▶ [Exercise materials]
★ ★ ★ ★ ★

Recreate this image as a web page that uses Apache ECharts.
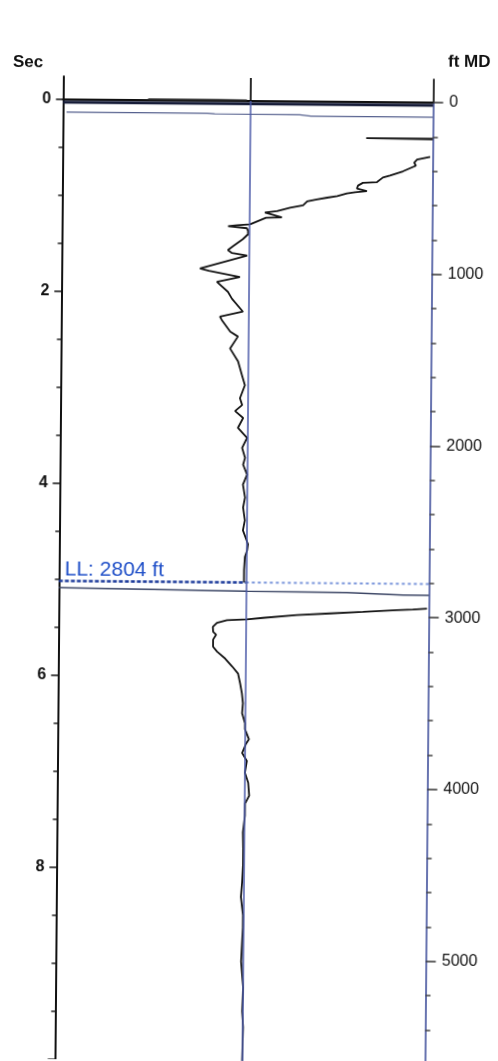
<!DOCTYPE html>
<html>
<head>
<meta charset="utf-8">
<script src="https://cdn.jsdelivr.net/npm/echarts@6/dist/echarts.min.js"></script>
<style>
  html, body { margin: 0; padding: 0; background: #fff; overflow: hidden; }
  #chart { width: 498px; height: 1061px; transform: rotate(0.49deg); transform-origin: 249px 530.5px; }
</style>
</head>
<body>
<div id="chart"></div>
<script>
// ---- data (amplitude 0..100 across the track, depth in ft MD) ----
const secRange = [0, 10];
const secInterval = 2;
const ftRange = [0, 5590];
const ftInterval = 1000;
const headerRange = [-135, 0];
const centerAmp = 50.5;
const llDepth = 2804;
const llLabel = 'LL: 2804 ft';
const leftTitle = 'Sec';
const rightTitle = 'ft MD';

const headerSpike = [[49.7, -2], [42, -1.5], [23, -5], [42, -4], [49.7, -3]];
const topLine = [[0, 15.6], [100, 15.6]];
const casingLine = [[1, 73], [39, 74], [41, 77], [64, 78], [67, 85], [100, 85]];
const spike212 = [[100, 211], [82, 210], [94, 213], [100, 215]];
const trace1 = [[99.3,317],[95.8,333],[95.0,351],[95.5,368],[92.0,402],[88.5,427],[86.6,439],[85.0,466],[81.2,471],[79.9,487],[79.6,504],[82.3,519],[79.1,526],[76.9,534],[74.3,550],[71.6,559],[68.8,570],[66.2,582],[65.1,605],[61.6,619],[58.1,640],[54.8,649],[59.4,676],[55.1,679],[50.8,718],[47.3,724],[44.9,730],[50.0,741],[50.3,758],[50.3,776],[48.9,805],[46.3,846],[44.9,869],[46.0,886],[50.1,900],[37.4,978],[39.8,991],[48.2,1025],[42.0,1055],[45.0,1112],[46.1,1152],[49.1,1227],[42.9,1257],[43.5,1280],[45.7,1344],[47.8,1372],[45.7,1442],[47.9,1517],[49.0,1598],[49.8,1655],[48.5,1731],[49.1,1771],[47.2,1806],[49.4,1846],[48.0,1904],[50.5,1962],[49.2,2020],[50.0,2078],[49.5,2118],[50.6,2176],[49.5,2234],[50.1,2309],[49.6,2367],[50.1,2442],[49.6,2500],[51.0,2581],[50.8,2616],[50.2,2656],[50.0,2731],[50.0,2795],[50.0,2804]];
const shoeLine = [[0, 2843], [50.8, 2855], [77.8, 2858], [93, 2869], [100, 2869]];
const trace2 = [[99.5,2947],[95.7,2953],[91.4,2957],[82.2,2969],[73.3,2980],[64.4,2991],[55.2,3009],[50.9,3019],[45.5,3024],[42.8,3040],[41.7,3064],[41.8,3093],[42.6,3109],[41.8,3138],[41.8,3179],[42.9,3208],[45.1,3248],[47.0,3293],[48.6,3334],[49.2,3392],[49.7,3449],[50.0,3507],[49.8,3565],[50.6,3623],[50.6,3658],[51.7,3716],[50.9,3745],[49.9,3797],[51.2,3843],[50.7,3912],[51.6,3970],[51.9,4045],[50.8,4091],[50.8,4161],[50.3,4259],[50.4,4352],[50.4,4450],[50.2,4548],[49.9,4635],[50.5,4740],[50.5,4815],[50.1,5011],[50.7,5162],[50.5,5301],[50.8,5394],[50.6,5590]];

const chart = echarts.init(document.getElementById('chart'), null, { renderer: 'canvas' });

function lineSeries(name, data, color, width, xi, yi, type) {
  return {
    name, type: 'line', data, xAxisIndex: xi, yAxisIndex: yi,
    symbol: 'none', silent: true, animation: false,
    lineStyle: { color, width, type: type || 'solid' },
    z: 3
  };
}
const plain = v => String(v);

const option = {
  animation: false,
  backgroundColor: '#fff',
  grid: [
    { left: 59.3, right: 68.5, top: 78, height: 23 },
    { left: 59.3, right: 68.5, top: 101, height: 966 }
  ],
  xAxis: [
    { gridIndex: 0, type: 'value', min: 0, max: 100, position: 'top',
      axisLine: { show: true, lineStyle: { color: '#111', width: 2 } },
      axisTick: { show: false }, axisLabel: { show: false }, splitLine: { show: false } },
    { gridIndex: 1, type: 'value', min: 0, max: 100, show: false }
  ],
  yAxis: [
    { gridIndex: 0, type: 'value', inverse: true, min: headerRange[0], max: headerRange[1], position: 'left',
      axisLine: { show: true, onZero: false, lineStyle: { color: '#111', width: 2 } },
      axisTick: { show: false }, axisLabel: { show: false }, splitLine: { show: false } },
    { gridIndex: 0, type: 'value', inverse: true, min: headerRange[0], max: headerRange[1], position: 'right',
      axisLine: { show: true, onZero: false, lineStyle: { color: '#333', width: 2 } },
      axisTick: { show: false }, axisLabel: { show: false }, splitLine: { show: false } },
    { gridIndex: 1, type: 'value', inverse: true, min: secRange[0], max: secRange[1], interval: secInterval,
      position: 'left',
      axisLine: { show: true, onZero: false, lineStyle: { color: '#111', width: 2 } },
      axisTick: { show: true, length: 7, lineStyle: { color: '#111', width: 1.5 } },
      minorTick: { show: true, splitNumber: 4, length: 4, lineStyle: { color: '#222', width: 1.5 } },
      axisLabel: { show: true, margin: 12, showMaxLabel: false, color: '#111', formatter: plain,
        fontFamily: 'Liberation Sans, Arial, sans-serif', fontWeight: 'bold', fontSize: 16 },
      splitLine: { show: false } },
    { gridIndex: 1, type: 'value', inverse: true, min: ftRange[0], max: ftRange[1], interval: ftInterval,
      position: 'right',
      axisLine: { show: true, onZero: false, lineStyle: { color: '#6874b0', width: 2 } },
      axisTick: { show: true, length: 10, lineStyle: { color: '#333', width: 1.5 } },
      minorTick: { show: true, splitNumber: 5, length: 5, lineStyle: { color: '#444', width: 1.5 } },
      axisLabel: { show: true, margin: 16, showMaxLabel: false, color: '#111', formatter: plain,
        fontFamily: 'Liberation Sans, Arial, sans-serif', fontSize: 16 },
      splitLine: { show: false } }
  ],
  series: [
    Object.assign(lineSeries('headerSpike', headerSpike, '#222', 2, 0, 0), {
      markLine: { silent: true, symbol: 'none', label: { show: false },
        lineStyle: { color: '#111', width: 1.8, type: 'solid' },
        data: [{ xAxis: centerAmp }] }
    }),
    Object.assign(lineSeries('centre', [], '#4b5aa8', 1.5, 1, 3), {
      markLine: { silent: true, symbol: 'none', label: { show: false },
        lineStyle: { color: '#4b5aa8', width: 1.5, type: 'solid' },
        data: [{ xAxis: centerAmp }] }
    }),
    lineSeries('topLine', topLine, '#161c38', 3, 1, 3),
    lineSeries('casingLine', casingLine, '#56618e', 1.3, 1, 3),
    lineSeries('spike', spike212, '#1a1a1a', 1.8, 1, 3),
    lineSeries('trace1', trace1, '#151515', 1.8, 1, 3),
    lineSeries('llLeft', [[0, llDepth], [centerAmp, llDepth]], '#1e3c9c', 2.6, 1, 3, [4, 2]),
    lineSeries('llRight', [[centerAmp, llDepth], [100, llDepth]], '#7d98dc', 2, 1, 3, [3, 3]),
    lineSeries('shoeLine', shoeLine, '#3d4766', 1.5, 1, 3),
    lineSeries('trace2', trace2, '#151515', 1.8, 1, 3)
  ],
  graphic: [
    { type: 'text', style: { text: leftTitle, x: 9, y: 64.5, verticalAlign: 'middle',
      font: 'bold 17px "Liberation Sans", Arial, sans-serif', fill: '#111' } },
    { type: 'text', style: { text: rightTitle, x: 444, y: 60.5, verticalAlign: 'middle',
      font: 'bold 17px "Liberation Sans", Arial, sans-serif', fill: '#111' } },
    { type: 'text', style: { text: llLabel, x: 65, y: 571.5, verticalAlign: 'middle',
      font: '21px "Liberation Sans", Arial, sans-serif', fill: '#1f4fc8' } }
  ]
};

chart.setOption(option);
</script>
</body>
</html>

★ ★ ★ ★ ★

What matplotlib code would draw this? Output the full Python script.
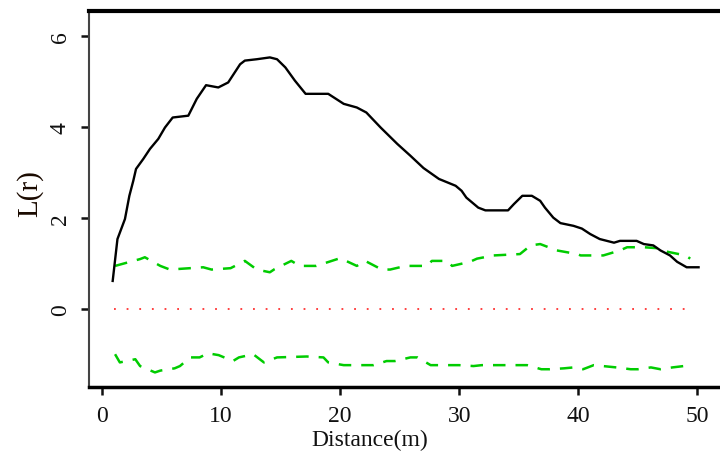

★ ★ ★ ★ ★

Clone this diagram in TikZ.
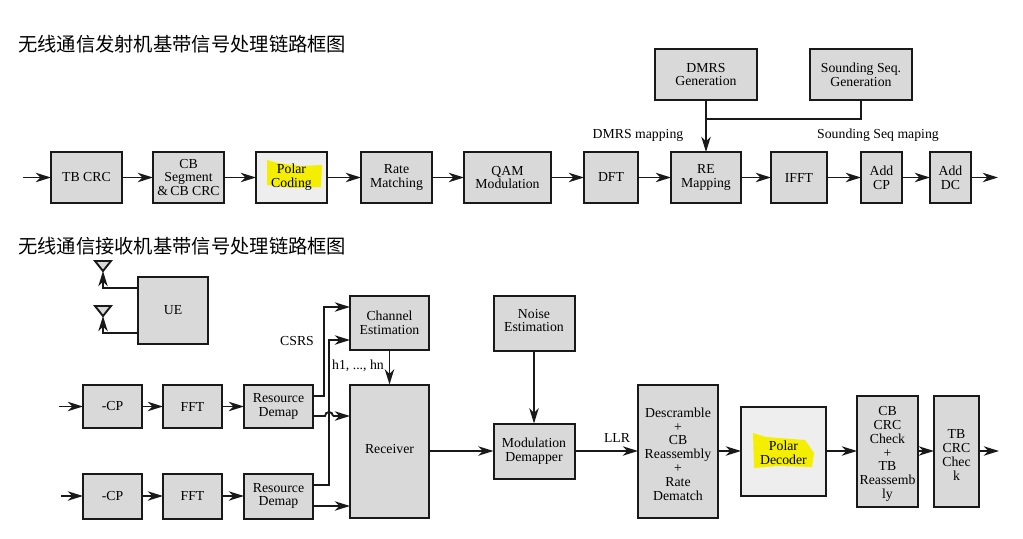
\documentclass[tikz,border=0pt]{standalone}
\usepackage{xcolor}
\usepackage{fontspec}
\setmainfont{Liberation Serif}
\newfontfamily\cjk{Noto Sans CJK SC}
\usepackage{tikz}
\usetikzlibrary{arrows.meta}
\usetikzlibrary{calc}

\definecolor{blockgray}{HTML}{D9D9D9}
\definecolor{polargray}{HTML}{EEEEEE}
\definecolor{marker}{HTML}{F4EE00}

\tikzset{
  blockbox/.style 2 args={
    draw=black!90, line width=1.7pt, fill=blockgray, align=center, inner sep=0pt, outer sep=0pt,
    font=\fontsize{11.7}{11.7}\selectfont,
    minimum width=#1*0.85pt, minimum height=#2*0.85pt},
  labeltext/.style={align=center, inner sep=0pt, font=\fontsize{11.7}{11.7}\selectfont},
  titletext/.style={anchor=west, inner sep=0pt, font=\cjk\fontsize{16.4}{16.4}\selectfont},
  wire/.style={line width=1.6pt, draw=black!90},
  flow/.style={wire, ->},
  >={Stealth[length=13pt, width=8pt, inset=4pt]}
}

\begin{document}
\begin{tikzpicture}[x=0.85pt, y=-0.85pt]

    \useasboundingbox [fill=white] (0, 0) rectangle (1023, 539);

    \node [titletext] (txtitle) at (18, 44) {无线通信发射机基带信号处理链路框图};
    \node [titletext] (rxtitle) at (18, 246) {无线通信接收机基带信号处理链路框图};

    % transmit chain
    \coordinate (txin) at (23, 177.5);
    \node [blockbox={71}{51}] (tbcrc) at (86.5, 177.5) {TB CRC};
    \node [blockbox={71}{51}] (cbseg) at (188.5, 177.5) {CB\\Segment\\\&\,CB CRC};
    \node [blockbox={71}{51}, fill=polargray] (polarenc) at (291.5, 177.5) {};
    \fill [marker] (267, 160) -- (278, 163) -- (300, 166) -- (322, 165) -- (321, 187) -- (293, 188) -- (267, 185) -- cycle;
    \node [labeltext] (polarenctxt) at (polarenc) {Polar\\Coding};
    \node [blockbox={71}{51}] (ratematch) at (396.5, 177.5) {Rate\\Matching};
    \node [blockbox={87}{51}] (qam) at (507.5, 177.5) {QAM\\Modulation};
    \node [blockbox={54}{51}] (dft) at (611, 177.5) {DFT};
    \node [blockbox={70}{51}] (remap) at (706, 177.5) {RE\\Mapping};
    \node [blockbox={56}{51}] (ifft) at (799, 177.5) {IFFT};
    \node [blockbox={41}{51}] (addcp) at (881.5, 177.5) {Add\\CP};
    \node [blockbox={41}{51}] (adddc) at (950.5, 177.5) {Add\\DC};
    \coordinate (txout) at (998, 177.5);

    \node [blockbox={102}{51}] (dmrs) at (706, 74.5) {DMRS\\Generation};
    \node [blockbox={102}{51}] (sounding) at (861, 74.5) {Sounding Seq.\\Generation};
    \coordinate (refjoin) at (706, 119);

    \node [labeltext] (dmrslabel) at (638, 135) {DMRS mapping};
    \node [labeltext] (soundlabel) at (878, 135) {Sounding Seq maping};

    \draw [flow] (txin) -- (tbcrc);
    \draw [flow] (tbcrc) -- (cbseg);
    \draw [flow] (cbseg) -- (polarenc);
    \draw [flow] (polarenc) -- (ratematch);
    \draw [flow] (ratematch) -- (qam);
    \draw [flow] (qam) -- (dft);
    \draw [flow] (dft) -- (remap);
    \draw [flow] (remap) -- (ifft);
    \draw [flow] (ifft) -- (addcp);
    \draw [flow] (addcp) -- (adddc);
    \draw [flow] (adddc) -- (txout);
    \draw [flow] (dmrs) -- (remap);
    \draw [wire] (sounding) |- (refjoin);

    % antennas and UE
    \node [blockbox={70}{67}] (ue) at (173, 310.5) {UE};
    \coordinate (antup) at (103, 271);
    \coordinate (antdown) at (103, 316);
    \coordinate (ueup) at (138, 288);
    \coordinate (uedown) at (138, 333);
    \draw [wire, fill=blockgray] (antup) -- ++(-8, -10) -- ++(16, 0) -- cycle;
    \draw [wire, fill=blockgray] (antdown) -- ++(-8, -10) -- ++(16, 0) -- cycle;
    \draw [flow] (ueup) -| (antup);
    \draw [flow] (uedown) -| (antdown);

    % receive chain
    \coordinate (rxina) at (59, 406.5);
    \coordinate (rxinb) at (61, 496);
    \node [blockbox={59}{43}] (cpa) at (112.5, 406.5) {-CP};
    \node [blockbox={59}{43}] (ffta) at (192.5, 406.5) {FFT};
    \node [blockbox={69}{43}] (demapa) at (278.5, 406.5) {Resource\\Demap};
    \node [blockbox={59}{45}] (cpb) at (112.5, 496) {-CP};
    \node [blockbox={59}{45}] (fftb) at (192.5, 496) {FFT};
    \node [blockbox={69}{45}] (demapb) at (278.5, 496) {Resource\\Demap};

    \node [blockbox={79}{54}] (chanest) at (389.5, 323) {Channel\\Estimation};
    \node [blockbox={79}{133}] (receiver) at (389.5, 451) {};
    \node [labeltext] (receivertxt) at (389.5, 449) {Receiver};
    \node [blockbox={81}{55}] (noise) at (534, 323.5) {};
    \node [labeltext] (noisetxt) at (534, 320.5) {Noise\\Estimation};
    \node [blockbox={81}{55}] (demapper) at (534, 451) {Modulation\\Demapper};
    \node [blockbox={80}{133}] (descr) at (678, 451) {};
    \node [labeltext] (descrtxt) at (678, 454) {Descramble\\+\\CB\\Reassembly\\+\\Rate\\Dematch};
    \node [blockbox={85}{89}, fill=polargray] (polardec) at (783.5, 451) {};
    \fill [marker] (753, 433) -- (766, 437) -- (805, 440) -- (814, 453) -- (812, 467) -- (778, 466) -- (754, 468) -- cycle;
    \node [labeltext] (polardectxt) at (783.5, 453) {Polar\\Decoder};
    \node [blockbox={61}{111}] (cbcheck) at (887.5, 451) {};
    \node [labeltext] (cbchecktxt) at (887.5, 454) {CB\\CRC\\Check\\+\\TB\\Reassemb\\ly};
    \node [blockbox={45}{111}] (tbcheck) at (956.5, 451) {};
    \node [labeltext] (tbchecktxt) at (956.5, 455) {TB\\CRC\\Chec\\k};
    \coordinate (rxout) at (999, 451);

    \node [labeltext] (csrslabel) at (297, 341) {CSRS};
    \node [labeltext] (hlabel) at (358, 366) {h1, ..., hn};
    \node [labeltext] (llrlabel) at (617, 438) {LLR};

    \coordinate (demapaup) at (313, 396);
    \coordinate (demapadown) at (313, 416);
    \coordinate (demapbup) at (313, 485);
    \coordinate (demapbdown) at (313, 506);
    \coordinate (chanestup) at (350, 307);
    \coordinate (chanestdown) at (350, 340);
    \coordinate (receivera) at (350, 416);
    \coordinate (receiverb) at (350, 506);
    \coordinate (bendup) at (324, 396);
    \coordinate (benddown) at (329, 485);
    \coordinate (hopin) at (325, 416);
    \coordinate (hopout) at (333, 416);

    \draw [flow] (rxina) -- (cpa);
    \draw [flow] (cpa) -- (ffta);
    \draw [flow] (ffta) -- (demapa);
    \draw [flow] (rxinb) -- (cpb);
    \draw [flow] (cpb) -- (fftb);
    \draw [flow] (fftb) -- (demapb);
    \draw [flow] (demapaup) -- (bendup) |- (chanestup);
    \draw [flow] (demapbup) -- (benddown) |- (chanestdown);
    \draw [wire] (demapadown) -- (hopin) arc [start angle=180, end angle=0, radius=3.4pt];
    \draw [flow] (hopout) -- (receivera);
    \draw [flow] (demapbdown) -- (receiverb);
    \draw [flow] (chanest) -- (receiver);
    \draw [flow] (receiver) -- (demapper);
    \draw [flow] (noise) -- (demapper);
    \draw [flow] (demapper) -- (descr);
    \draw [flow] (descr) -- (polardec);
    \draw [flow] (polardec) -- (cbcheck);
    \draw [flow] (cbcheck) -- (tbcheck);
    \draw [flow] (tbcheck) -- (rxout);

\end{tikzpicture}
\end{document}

★ ★ ★ ★ ★

▶ [Brief]
Copy the lines above exactly, starting with the line that contains "Clone this diagram in TikZ." and ending with the line that contains "[titletext] (rxtitle) at", and leave out any pictures.

▶ [Worked solution]
Clone this diagram in TikZ.
\documentclass[tikz,border=0pt]{standalone}
\usepackage{xcolor}
\usepackage{fontspec}
\setmainfont{Liberation Serif}
\newfontfamily\cjk{Noto Sans CJK SC}
\usepackage{tikz}
\usetikzlibrary{arrows.meta}
\usetikzlibrary{calc}

\definecolor{blockgray}{HTML}{D9D9D9}
\definecolor{polargray}{HTML}{EEEEEE}
\definecolor{marker}{HTML}{F4EE00}

\tikzset{
  blockbox/.style 2 args={
    draw=black!90, line width=1.7pt, fill=blockgray, align=center, inner sep=0pt, outer sep=0pt,
    font=\fontsize{11.7}{11.7}\selectfont,
    minimum width=#1*0.85pt, minimum height=#2*0.85pt},
  labeltext/.style={align=center, inner sep=0pt, font=\fontsize{11.7}{11.7}\selectfont},
  titletext/.style={anchor=west, inner sep=0pt, font=\cjk\fontsize{16.4}{16.4}\selectfont},
  wire/.style={line width=1.6pt, draw=black!90},
  flow/.style={wire, ->},
  >={Stealth[length=13pt, width=8pt, inset=4pt]}
}

\begin{document}
\begin{tikzpicture}[x=0.85pt, y=-0.85pt]

    \useasboundingbox [fill=white] (0, 0) rectangle (1023, 539);

    \node [titletext] (txtitle) at (18, 44) {无线通信发射机基带信号处理链路框图};
    \node [titletext] (rxtitle) at (18, 246) {无线通信接收机基带信号处理链路框图};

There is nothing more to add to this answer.